Too clever by half

My mind-tasting of Jan van Riebeeck’s maidenvintage, reported on Sunday in the Sunday Times, is too clever by half as an e-mail correspondent points out that Hendrik Boom may have planted the grape vines in 1655, but did not hang around to make the wine as he became a free burgher in 1657 and went off to farm cattle.

Oom Jan by Phula Richard Chauke

Mind Tasting the Boom ‘59

So how many stars for Jan van Riebeeck’s maiden vintage? February 2 is early to harvest grapes grown in Cape Town, especially if they were Muscat which are usually harvested in March.

So was the Boom ‘59 thin, acidic, green and unripe? Did it explain why the Dutch were so keen on distilling the stuff to make brandy – brandewijn, burnt wine? A mind taster might rate it at one star (“plain and simple” in wine guide lingo). After all, the infant Jesus only needed one star (to paraphrase AA Gill on the obsession restaurants have with star ratings). UK pundit Tim Atkin, writing in the January edition of Off License News, takes mind tasting to new heights by claiming “SA is making better wine that at any point in its history” and in particular writes off the Boom ’59 as “almost certainly nasty.”

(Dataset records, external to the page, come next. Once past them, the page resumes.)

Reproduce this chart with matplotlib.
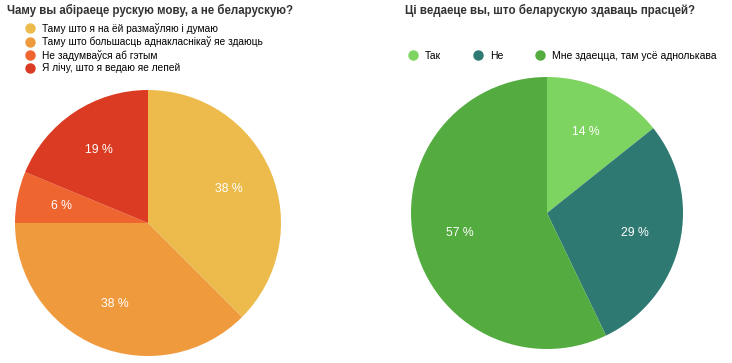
import matplotlib.pyplot as plt
from matplotlib.lines import Line2D

plt.rcParams["font.family"] = ["Liberation Sans", "DejaVu Sans"]

# left chart: why Russian and not Belarusian
left_title = "Чаму вы абіраеце рускую мову, а не беларускую?"
left_labels = [
    "Таму што я на ёй размаўляю і думаю",
    "Таму што большасць аднакласнікаў яе здаюць",
    "Не задумваўся аб гэтым",
    "Я лічу, што я ведаю яе лепей",
]
left_counts = [6, 6, 1, 3]
left_colors = ["#EDBB4B", "#F09A3E", "#EE6530", "#DB3B22"]

# right chart: do you know Belarusian is easier to pass
right_title = "Ці ведаеце вы, што беларускую здаваць прасцей?"
right_labels = ["Так", "Не", "Мне здаецца, там усё аднолькава"]
right_counts = [1, 2, 4]
right_colors = ["#7ED460", "#2E7972", "#54AC40"]

W, H = 732, 363


def px_axes(fig, cx, cy, r):
    return fig.add_axes([(cx - r) / W, (H - cy - r) / H, 2 * r / W, 2 * r / H])


def draw_pie(ax, counts, colors):
    ax.pie(
        counts,
        colors=colors,
        startangle=90,
        counterclock=False,
        autopct=lambda p: f"{p:.0f} %",
        pctdistance=0.66,
        wedgeprops=dict(linewidth=0),
        textprops=dict(color="white", fontsize=8.8),
    )
    ax.set_xlim(-1, 1)
    ax.set_ylim(-1, 1)


def handles(colors):
    return [
        Line2D([], [], marker="o", linestyle="none", markersize=6.5,
               markerfacecolor=c, markeredgecolor=c)
        for c in colors
    ]


def draw():
    fig = plt.figure(figsize=(W / 100, H / 100), dpi=100)

    ax1 = px_axes(fig, 148, 223, 133)
    draw_pie(ax1, left_counts, left_colors)
    ax2 = px_axes(fig, 547, 213, 136)
    draw_pie(ax2, right_counts, right_colors)

    fig.text(7 / W, 1 - 10 / H, left_title, fontsize=8.3, fontweight="bold",
             color="#333333", va="center")
    fig.text(405 / W, 1 - 10 / H, right_title, fontsize=8.3, fontweight="bold",
             color="#333333", va="center")

    fig.legend(handles(left_colors), left_labels, loc="upper left",
               bbox_to_anchor=(25 / W, 1 - 23 / H), frameon=False, fontsize=7.3,
               borderpad=0, handlelength=1.05, handletextpad=0.65,
               labelspacing=0.25, borderaxespad=0)
    fig.legend(handles(right_colors), right_labels, loc="upper left",
               bbox_to_anchor=(408 / W, 1 - 51 / H), frameon=False, fontsize=7.5,
               borderpad=0, handlelength=1.0, handletextpad=0.65, ncol=3,
               columnspacing=3.0, borderaxespad=0)

    fig.savefig("out.png", dpi=100)


def main():
    draw()


if __name__ == "__main__":
    main()
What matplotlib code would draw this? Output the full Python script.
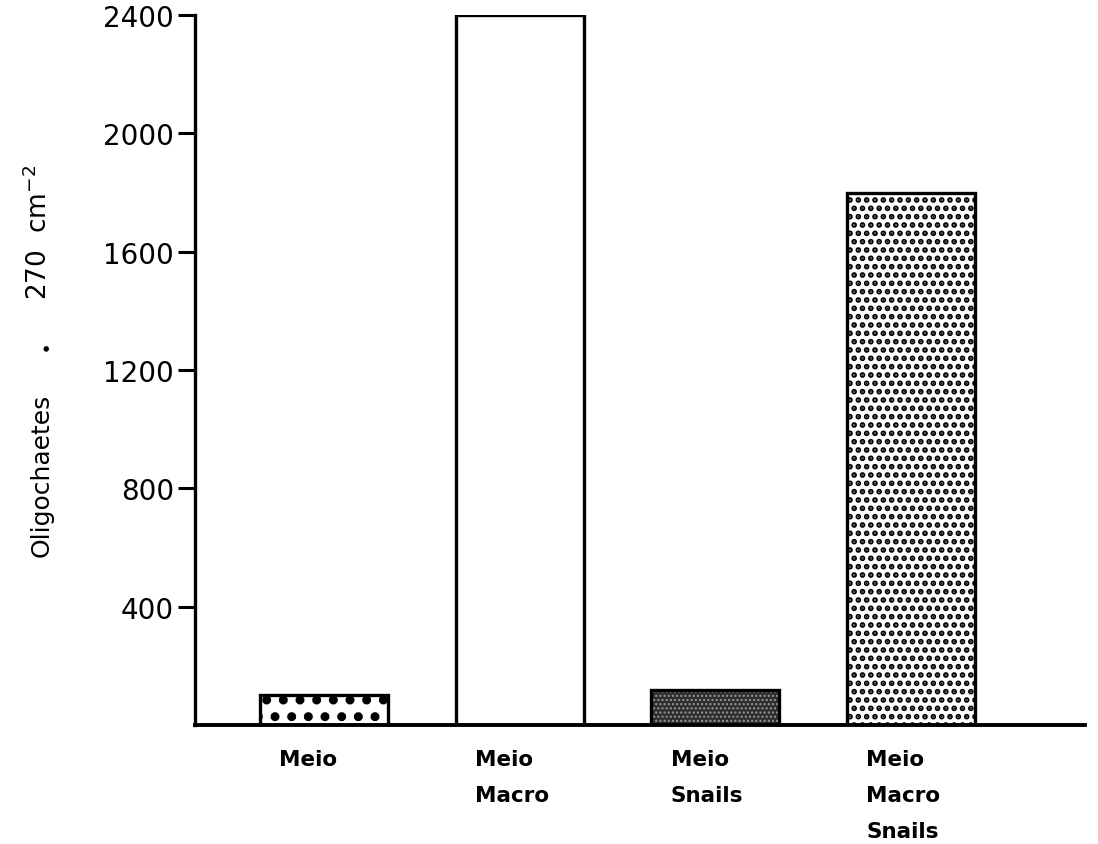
import numpy as np
import matplotlib.pyplot as plt

groups = ["Meio", "Meio\nMacro", "Meio\nSnails", "Meio\nMacro\nSnails"]
counts = [100, 2400, 120, 1800]
yticks = [400, 800, 1200, 1600, 2000, 2400]


def main():
	fig = plt.figure(figsize=(10.98, 8.45), dpi=100)
	ax = fig.add_axes([0.1776, 0.1408, 0.8104, 0.8402])
	x = np.arange(len(counts))
	w = 0.655

	# fill of each treatment
	b1 = ax.bar(x[0], counts[0], w, color="white", edgecolor="black", hatch=".", linewidth=0)
	ax.bar(x[1], counts[1], w, color="white", linewidth=0)
	ax.bar(x[2], counts[2], w, color="#2e2e2e", linewidth=0)
	ax.bar(x[2], counts[2], w, color="none", edgecolor="#9a9a9a", hatch="....", linewidth=0)
	b4 = ax.bar(x[3], counts[3], w, color="white", edgecolor="black", hatch="..", linewidth=0)
	for p in b1:
		p.set_hatch_linewidth(4.0)
	for p in b4:
		p.set_hatch_linewidth(2.8)
	# outlines
	ax.bar(x, counts, w, color="none", edgecolor="black", linewidth=2.4)

	ax.set_xlim(-0.659, 3.889)
	ax.set_ylim(0, 2400)
	ax.spines["top"].set_visible(False)
	ax.spines["right"].set_visible(False)
	ax.spines["left"].set_linewidth(2.4)
	ax.spines["bottom"].set_linewidth(2.8)

	ax.set_yticks(yticks)
	ax.set_yticklabels([str(v) for v in yticks], fontsize=20)
	ax.tick_params(axis="y", direction="out", length=12, width=2.2, pad=3)
	ax.set_xticks([])

	for xi, g in zip(x, groups):
		ax.text(xi - w / 2 + 0.1, -80, g, ha="left", va="top", fontsize=15.5,
			fontweight="bold", linespacing=2.0)

	# y label in three pieces, reading bottom to top
	fig.text(0.038, 0.341, "Oligochaetes", rotation=90, ha="center", va="bottom", fontsize=18)
	fig.text(0.041, 0.586, "$\\bullet$", rotation=90, ha="center", va="center", fontsize=14)
	fig.text(0.035, 0.645, "270  cm$^{-2}$", rotation=90, ha="center", va="bottom", fontsize=19)

	plt.savefig("out.png", dpi=100)
	plt.close(fig)


if __name__ == "__main__":
	main()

Or maybe not. Karl Lambour, fellow countryman of Hendrik Boom and his successor as winemaker at Constantia Glen (who celebrated a birthday of his own on Tuesday), points out that Boom’s grapes were grown on their own roots, not grafted onto rootstock, these being the salad days before the phylloxera louse devastated the vineyards of both Old and New Worlds. “The yields would have been lower implying higher quality, better colour, depth and flavour and the grapes would have ripened earlier” remarks Lambour.

Young vines in the shadow of Table Mountain often produce stunning wines as the Klein Constantia Sauvignon Blanc 1986 still confirms. So five stars to the Boom ’59 – the first five star wine in SA.